By 1900, local retriever fanciers had clearly developed their own type of curly-coat, perhaps with outcrosses to flat-coats (which were the dominant retriever  at the time) and the Irish water spaniel. The resulting dogs had slightly different coat from the Curly we know in this hemisphere. The curls were not as tight, and the dogs were not extremely large. It also does not come in black, as the other curly. The only color it comes in is liver, which may be influenced because of the use of the IWS in the cross. Also, keep in mind that all early retrievers had a least some water spaniel influence.


Murray River curlies

Compare with the curly we know better:


The British curly has a strange coat like a Persian lamb’s fleece. It’s not a doodle dog. It’s a retriever that sheds– a lot. This breed has remained pure for longer than the other retrievers, simply because its coat cannot exist when it is crossbred. The short curls really cut through the water, and it would be a popular gundog, except that it has a temperament more like the old type water dogs than the Labrador. Although not as rough as the Chesapeake, it’s been known to be a bit stubbon and a occasionally aggressive. Breeders have done a lot to reduce these tendancies. Soft Maple Curlies is a kennel that is trying to change some of this, breeding dual purpose dogs (the curly, unlike the Lab and the golden, has a working conformation standard).

I’ve never actually seen a Murray River Curly.  As far as I know, they do not exist in the US. They aren’t recognized as a show breed, and they are bred very much for their working ability. Apparently, the Murray River curly is what Australians mean when they say curly-coated retriever, so it’s probable that this breed is actually more common in Australia than the British curly. I guess the British curly is becoming a museum piece.
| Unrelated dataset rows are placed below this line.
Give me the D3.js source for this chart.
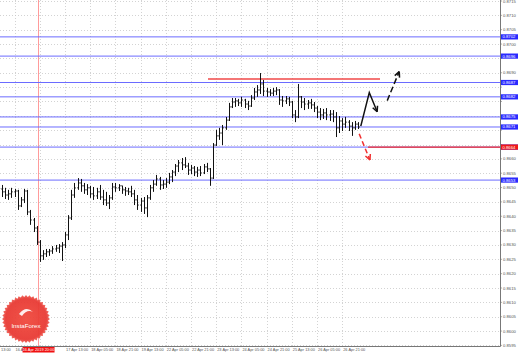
<!DOCTYPE html>
<html><head><meta charset="utf-8">
<script src="https://cdn.jsdelivr.net/npm/d3@7"></script>
<style>html,body{margin:0;padding:0;background:#fff;overflow:hidden}</style>
</head><body><svg id="c" width="518" height="353"></svg>
<script>
// ---- data (2-hour bars, EUR/GBP-like price) ----
const firstOpen = 0.86495;
const highs = [0.86509,0.86499,0.86492,0.86499,0.86495,0.86492,0.86467,0.86495,0.86492,0.86422,
0.86394,0.86366,0.86317,0.86282,0.86286,0.86286,0.86296,0.86300,0.86303,0.86310,
0.86345,0.86404,0.86492,0.86516,0.86533,0.86530,0.86516,0.86512,0.86506,0.86502,
0.86499,0.86509,0.86492,0.86485,0.86474,0.86516,0.86516,0.86512,0.86506,0.86502,
0.86499,0.86506,0.86492,0.86474,0.86464,0.86467,0.86474,0.86509,0.86526,0.86544,
0.86537,0.86526,0.86533,0.86551,0.86561,0.86582,0.86596,0.86603,0.86606,0.86586,
0.86579,0.86575,0.86572,0.86575,0.86582,0.86586,0.86568,0.86655,0.86701,0.86708,
0.86718,0.86746,0.86795,0.86812,0.86812,0.86809,0.86816,0.86809,0.86802,0.86822,
0.86847,0.86857,0.86899,0.86875,0.86847,0.86843,0.86847,0.86850,0.86843,0.86819,
0.86819,0.86816,0.86802,0.86770,0.86861,0.86819,0.86812,0.86805,0.86809,0.86798,
0.86784,0.86777,0.86774,0.86777,0.86770,0.86770,0.86763,0.86749,0.86742,0.86746,
0.86735,0.86728,0.86732,0.86728];
const lows = [0.86467,0.86460,0.86457,0.86464,0.86467,0.86422,0.86432,0.86446,0.86404,0.86370,
0.86345,0.86300,0.86241,0.86248,0.86258,0.86262,0.86269,0.86276,0.86272,0.86244,
0.86289,0.86317,0.86387,0.86464,0.86492,0.86485,0.86478,0.86474,0.86464,0.86457,
0.86460,0.86457,0.86439,0.86436,0.86425,0.86457,0.86485,0.86488,0.86478,0.86471,
0.86474,0.86467,0.86439,0.86422,0.86415,0.86408,0.86397,0.86457,0.86485,0.86506,
0.86492,0.86495,0.86499,0.86512,0.86519,0.86540,0.86554,0.86561,0.86568,0.86544,
0.86547,0.86540,0.86537,0.86540,0.86547,0.86554,0.86506,0.86530,0.86645,0.86666,
0.86648,0.86701,0.86732,0.86777,0.86781,0.86784,0.86781,0.86777,0.86770,0.86781,
0.86805,0.86816,0.86826,0.86819,0.86816,0.86819,0.86819,0.86822,0.86788,0.86781,
0.86791,0.86784,0.86742,0.86728,0.86742,0.86777,0.86770,0.86774,0.86774,0.86763,
0.86742,0.86735,0.86739,0.86735,0.86732,0.86728,0.86676,0.86690,0.86697,0.86708,
0.86697,0.86680,0.86701,0.86704];
const closes = [0.86485,0.86474,0.86478,0.86485,0.86488,0.86436,0.86457,0.86488,0.86415,0.86387,
0.86359,0.86310,0.86262,0.86269,0.86276,0.86279,0.86286,0.86289,0.86296,0.86300,
0.86335,0.86394,0.86474,0.86499,0.86516,0.86506,0.86492,0.86499,0.86478,0.86471,
0.86485,0.86467,0.86457,0.86446,0.86464,0.86502,0.86499,0.86506,0.86492,0.86488,
0.86485,0.86478,0.86457,0.86439,0.86453,0.86429,0.86464,0.86499,0.86512,0.86530,
0.86509,0.86512,0.86519,0.86537,0.86554,0.86575,0.86586,0.86579,0.86575,0.86561,
0.86568,0.86554,0.86561,0.86551,0.86572,0.86565,0.86533,0.86648,0.86680,0.86690,
0.86708,0.86735,0.86781,0.86798,0.86802,0.86795,0.86805,0.86791,0.86784,0.86812,
0.86833,0.86840,0.86861,0.86836,0.86833,0.86829,0.86836,0.86840,0.86805,0.86802,
0.86809,0.86798,0.86753,0.86746,0.86816,0.86798,0.86791,0.86795,0.86788,0.86777,
0.86763,0.86753,0.86760,0.86753,0.86756,0.86746,0.86708,0.86732,0.86721,0.86728,
0.86714,0.86708,0.86721,0.86711];

const priceTicks = [0.8715,0.8710,0.8705,0.8700,0.8695,0.8690,0.8685,0.8680,0.8675,0.8670,
0.8665,0.8660,0.8655,0.8650,0.8645,0.8640,0.8635,0.8630,0.8625,0.8620,0.8615,0.8610,0.8605,0.8600,0.8595];
const timeTickIdx = [-2,4,12,20,28,36,44,52,60,68,76,84,92,100,108];
const timeTickLabels = ["13:00","16 A","","17 Apr 13:00","18 Apr 05:00",
"18 Apr 21:00","19 Apr 13:00","22 Apr 05:00","22 Apr 21:00","23 Apr 13:00","24 Apr 05:00",
"24 Apr 21:00","25 Apr 13:00","26 Apr 05:00","26 Apr 21:00"];
const blueLevels = [0.87025,0.86958,0.86866,0.86816,0.86746,0.86711,0.86641,0.86526];
const redResistance = {price:0.86878, fromIdx:65.4, toIdx:120};
const redSupport = {price:0.86641, fromIdx:116.2};
const markerIdx = 11.6;
const markerLabel = "16 Apr 2019 20:00";
const forecastUp1 = [[113.9,0.86714],[116.6,0.86831],[119.1,0.86764]];
const forecastUp2 = [[122.3,0.86803],[126.1,0.86904]];
const forecastDown = [[113.4,0.86687],[116.8,0.86596]];

// ---- layout ----
const svg = d3.select("#c");
const plotR = 500, plotB = 346;
const x = d3.scaleLinear().domain([0, 113]).range([2, 357.95]);
const y = d3.scaleLinear().domain([0.8595, 0.8715]).range([345.4, 1]);
const font = "Liberation Sans, Arial, sans-serif";

svg.append("rect").attr("width",518).attr("height",353).attr("fill","#fff");
svg.append("clipPath").attr("id","pc").append("rect").attr("x",0).attr("y",0).attr("width",plotR).attr("height",plotB);
const plot = svg.append("g").attr("clip-path","url(#pc)");

// grid
plot.selectAll(".hg").data(priceTicks).join("line")
  .attr("x1",0).attr("x2",plotR).attr("y1",d=>Math.round(y(d))+0.5).attr("y2",d=>Math.round(y(d))+0.5)
  .attr("stroke","#c8c8c8").attr("stroke-width",0.8).attr("stroke-dasharray","1,2");
plot.selectAll(".vg").data(timeTickIdx).join("line")
  .attr("x1",d=>Math.round(x(d))+0.5).attr("x2",d=>Math.round(x(d))+0.5).attr("y1",0).attr("y2",plotB)
  .attr("stroke","#c8c8c8").attr("stroke-width",0.8).attr("stroke-dasharray","1,2");

// marker vertical line
plot.append("line").attr("x1",x(markerIdx)).attr("x2",x(markerIdx)).attr("y1",0).attr("y2",plotB)
  .attr("stroke","#ff7070").attr("stroke-width",0.9).attr("opacity",0.8);

// blue levels
plot.selectAll(".bl").data(blueLevels).join("line")
  .attr("x1",0).attr("x2",plotR).attr("y1",d=>y(d)).attr("y2",d=>y(d))
  .attr("stroke","#6b6bff").attr("stroke-width",1);

// red lines
plot.append("line").attr("x1",x(redResistance.fromIdx)).attr("x2",x(redResistance.toIdx))
  .attr("y1",y(redResistance.price)).attr("y2",y(redResistance.price))
  .attr("stroke","#f04848").attr("stroke-width",1.6);
plot.append("line").attr("x1",x(redSupport.fromIdx)).attr("x2",plotR)
  .attr("y1",y(redSupport.price)).attr("y2",y(redSupport.price))
  .attr("stroke","#f02a2a").attr("stroke-width",1.4);

// bars
const bars = closes.map((c,i)=>({i, o: i===0?firstOpen:closes[i-1], h:highs[i], l:lows[i], c}));
const bg = plot.append("g").attr("stroke","#111").attr("stroke-width",1);
bars.forEach(b=>{
  const cx = Math.round(x(b.i))+0.5;
  bg.append("line").attr("x1",cx).attr("x2",cx).attr("y1",y(b.h)).attr("y2",y(b.l));
  bg.append("line").attr("x1",cx-1.2).attr("x2",cx).attr("y1",y(b.o)).attr("y2",y(b.o));
  bg.append("line").attr("x1",cx).attr("x2",cx+1.2).attr("y1",y(b.c)).attr("y2",y(b.c));
});

// forecast arrows
function arrow(pts, color, dash){
  const p = pts.map(d=>[x(d[0]), y(d[1])]);
  plot.append("path").attr("d", d3.line()(p)).attr("fill","none").attr("stroke",color)
    .attr("stroke-width",1.5).attr("stroke-dasharray",dash||null);
  const a = p[p.length-1], b = p[p.length-2];
  const ang = Math.atan2(a[1]-b[1], a[0]-b[0]);
  [0.45,-0.45].forEach(da=>{
    plot.append("line").attr("x1",a[0]).attr("y1",a[1])
      .attr("x2",a[0]-6*Math.cos(ang+da)).attr("y2",a[1]-6*Math.sin(ang+da))
      .attr("stroke",color).attr("stroke-width",1.5);
  });
}
arrow(forecastUp1,"#111");
arrow(forecastUp2,"#111","6,3");
arrow(forecastDown,"#f03030","5,3");

// axes lines
svg.append("line").attr("x1",plotR+0.5).attr("x2",plotR+0.5).attr("y1",0).attr("y2",plotB+0.5).attr("stroke","#777").attr("stroke-width",1);
svg.append("line").attr("x1",0).attr("x2",plotR+0.5).attr("y1",plotB+0.5).attr("y2",plotB+0.5).attr("stroke","#777").attr("stroke-width",1);

// price labels (skip those hidden behind a level label)
const allLevels = blueLevels.concat([redSupport.price]);
const visibleTicks = priceTicks.filter(t=>allLevels.every(l=>Math.abs(y(t)-y(l))>=4.6));
svg.selectAll(".pl").data(visibleTicks).join("text")
  .attr("x",plotR+3).attr("y",d=>y(d)+1.5).text(d=>d.toFixed(4))
  .attr("font-family",font).attr("font-size",4.2).attr("fill","#555");
svg.selectAll(".pt").data(priceTicks).join("line")
  .attr("x1",plotR).attr("x2",plotR+2).attr("y1",d=>y(d)).attr("y2",d=>y(d)).attr("stroke","#777").attr("stroke-width",0.6);

// level labels
const ll = svg.selectAll(".ll").data(blueLevels).join("g");
ll.append("rect").attr("x",plotR+1).attr("y",d=>y(d)-2.6).attr("width",17).attr("height",5.2).attr("fill","#2a2aff");
ll.append("text").attr("x",plotR+2.5).attr("y",d=>y(d)+1.5).text(d=>d.toFixed(4))
  .attr("font-family",font).attr("font-size",4.2).attr("fill","#fff");
svg.append("rect").attr("x",plotR+1).attr("y",y(redSupport.price)-2.6).attr("width",17).attr("height",5.2).attr("fill","#f01818");
svg.append("text").attr("x",plotR+2.5).attr("y",y(redSupport.price)+1.5).text(redSupport.price.toFixed(4))
  .attr("font-family",font).attr("font-size",4.2).attr("fill","#fff");

// time labels
svg.selectAll(".tl").data(timeTickIdx).join("text")
  .attr("x",d=>Math.max(1, x(d)+1)).attr("y",351).text((d,i)=>timeTickLabels[i])
  .attr("font-family",font).attr("font-size",3.9).attr("fill","#555");
const mx = x(markerIdx);
svg.append("rect").attr("x",mx-16).attr("y",347).attr("width",32).attr("height",5.5).attr("fill","#f01010");
svg.append("text").attr("x",mx).attr("y",351.2).attr("text-anchor","middle").text(markerLabel)
  .attr("font-family",font).attr("font-size",3.9).attr("fill","#fff");

// InstaForex badge
const cx0 = 26, cy0 = 319, nP = 40;
const star = d3.range(nP*2).map(k=>{
  const r = k%2===0 ? 24 : 22;
  const t = k*Math.PI/nP;
  return [cx0 + r*Math.cos(t), cy0 + r*Math.sin(t)];
});
const grad = svg.append("defs").append("radialGradient").attr("id","bg1");
grad.append("stop").attr("offset","0%").attr("stop-color","#f04a3e");
grad.append("stop").attr("offset","85%").attr("stop-color","#e83a34");
grad.append("stop").attr("offset","100%").attr("stop-color","#f06a60");
svg.append("path").attr("d","M"+star.join("L")+"Z").attr("fill","url(#bg1)").attr("opacity",0.95);
svg.append("path").attr("d","M19,314 Q26,305 33,312 Q27,309 22,316 Z").attr("fill","#fff").attr("opacity",0.9);
svg.append("text").attr("x",cx0).attr("y",cy0+9).attr("text-anchor","middle").text("InstaForex")
  .attr("font-family",font).attr("font-size",6.2).attr("fill","#fff");
</script></body></html>
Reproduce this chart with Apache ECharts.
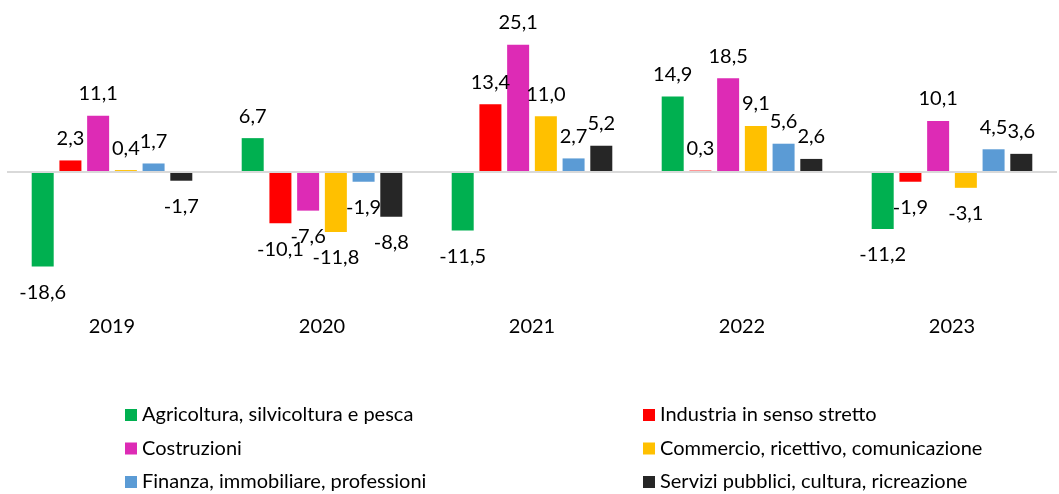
<!DOCTYPE html>
<html>
<head>
<meta charset="utf-8">
<script src="https://cdn.jsdelivr.net/npm/echarts@6/dist/echarts.min.js"></script>
<style>
html,body{margin:0;padding:0;background:#fff;}
#chart{width:1059px;height:494px;}
</style>
</head>
<body>
<div id="chart"></div>
<script>
const categories = ['2019', '2020', '2021', '2022', '2023'];
const seriesNames = [
  'Agricoltura, silvicoltura e pesca',
  'Industria in senso stretto',
  'Costruzioni',
  'Commercio, ricettivo, comunicazione',
  'Finanza, immobiliare, professioni',
  'Servizi pubblici, cultura, ricreazione'
];
const agricoltura = [-18.6, 6.7, -11.5, 14.9, -11.2];
const industria = [2.3, -10.1, 13.4, 0.3, -1.9];
const costruzioni = [11.1, -7.6, 25.1, 18.5, 10.1];
const commercio = [0.4, -11.8, 11.0, 9.1, -3.1];
const finanza = [1.7, -1.9, 2.7, 5.6, 4.5];
const servizi = [-1.7, -8.8, 5.2, 2.6, 3.6];
const colors = ['#00B050', '#FF0000', '#DD2BB5', '#FFC000', '#5B9BD5', '#262626'];

const allValues = [agricoltura, industria, costruzioni, commercio, finanza, servizi];
const FONT = 'Lato';
const FS = 20;

const series = allValues.map((vals, i) => {
  const s = {
    name: seriesNames[i],
    type: 'bar',
    barWidth: 22,
    barGap: '26%',
    itemStyle: { color: colors[i] },
    data: vals.map(v => ({
      value: v,
      label: {
        position: v < 0 ? 'bottom' : 'top',
        distance: v < 0 ? 16 : 12
      }
    })),
    label: {
      show: true,
      fontFamily: FONT,
      fontSize: FS,
      color: '#000',
      formatter: p => p.value.toFixed(1).replace('.', ',')
    }
  };
  if (i === 0) {
    s.markLine = {
      silent: true,
      symbol: ['none', 'none'],
      label: { show: false },
      lineStyle: { color: '#D9D9D9', width: 2, type: 'solid' },
      data: [{ yAxis: 0 }]
    };
  }
  return s;
});

const legendBase = {
  orient: 'vertical',
  top: 405,
  height: 89,
  padding: 0,
  itemWidth: 12,
  itemHeight: 12,
  itemGap: 13.5,
  icon: 'rect',
  textStyle: { fontFamily: FONT, fontSize: FS, color: '#000', lineHeight: 20 },
  selectedMode: false
};

const chart = echarts.init(document.getElementById('chart'));
chart.setOption({
  animation: false,
  backgroundColor: '#fff',
  color: colors,
  grid: { left: 7, right: 2, top: 20, bottom: 185, containLabel: false },
  xAxis: {
    type: 'category',
    data: categories,
    axisLine: { show: false },
    axisTick: { show: false },
    axisLabel: { fontFamily: FONT, fontSize: FS, color: '#000', margin: 8 }
  },
  yAxis: {
    type: 'value',
    min: -27,
    max: 30,
    show: false
  },
  legend: [
    Object.assign({}, legendBase, {
      data: [seriesNames[0], seriesNames[2], seriesNames[4]],
      left: 125
    }),
    Object.assign({}, legendBase, {
      data: [seriesNames[1], seriesNames[3], seriesNames[5]],
      left: 643
    })
  ],
  series: series
});
</script>
</body>
</html>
If you would like to find out more, check out the Soft Maple Curlies site. They know more about them than I do, because I’ve got very limited experience with this breed. I’ve heard they are similar to the Chesapeake Bay Retriever, which is thought of as the most dominant of the retrievers. However, the Chesapeake has been bred for a more gentle temperament and greater biddability.

For info on the Murray River Curly, here’s a good site. Here’s another. As one would expect from performance bred dogs, the size varies in the Murray River Curly. However, the original site is wrong about the MRCCR being the smallest retriever. Even at those sizes, the NSDR is still smaller. But I wouldn’t expect Australians to have known about the NSDR, which is also a regional breed. NSDR bitches can be as small as 35 pounds. It is possible that there are some individuals of the Murray River curly are smaller than this.


Murray River duck shooters and their Murray River Curlies, circa 1900.

I want to thank the youtube user Dmentias for providing more accurate information. This breed is not yet standardized, and it is still thought of as a regional dog.  It does not appear in any of the dog breed books (it’s not in Bruce Fogle’s Encyclopedia of the Dog, but the Labradoodle is!)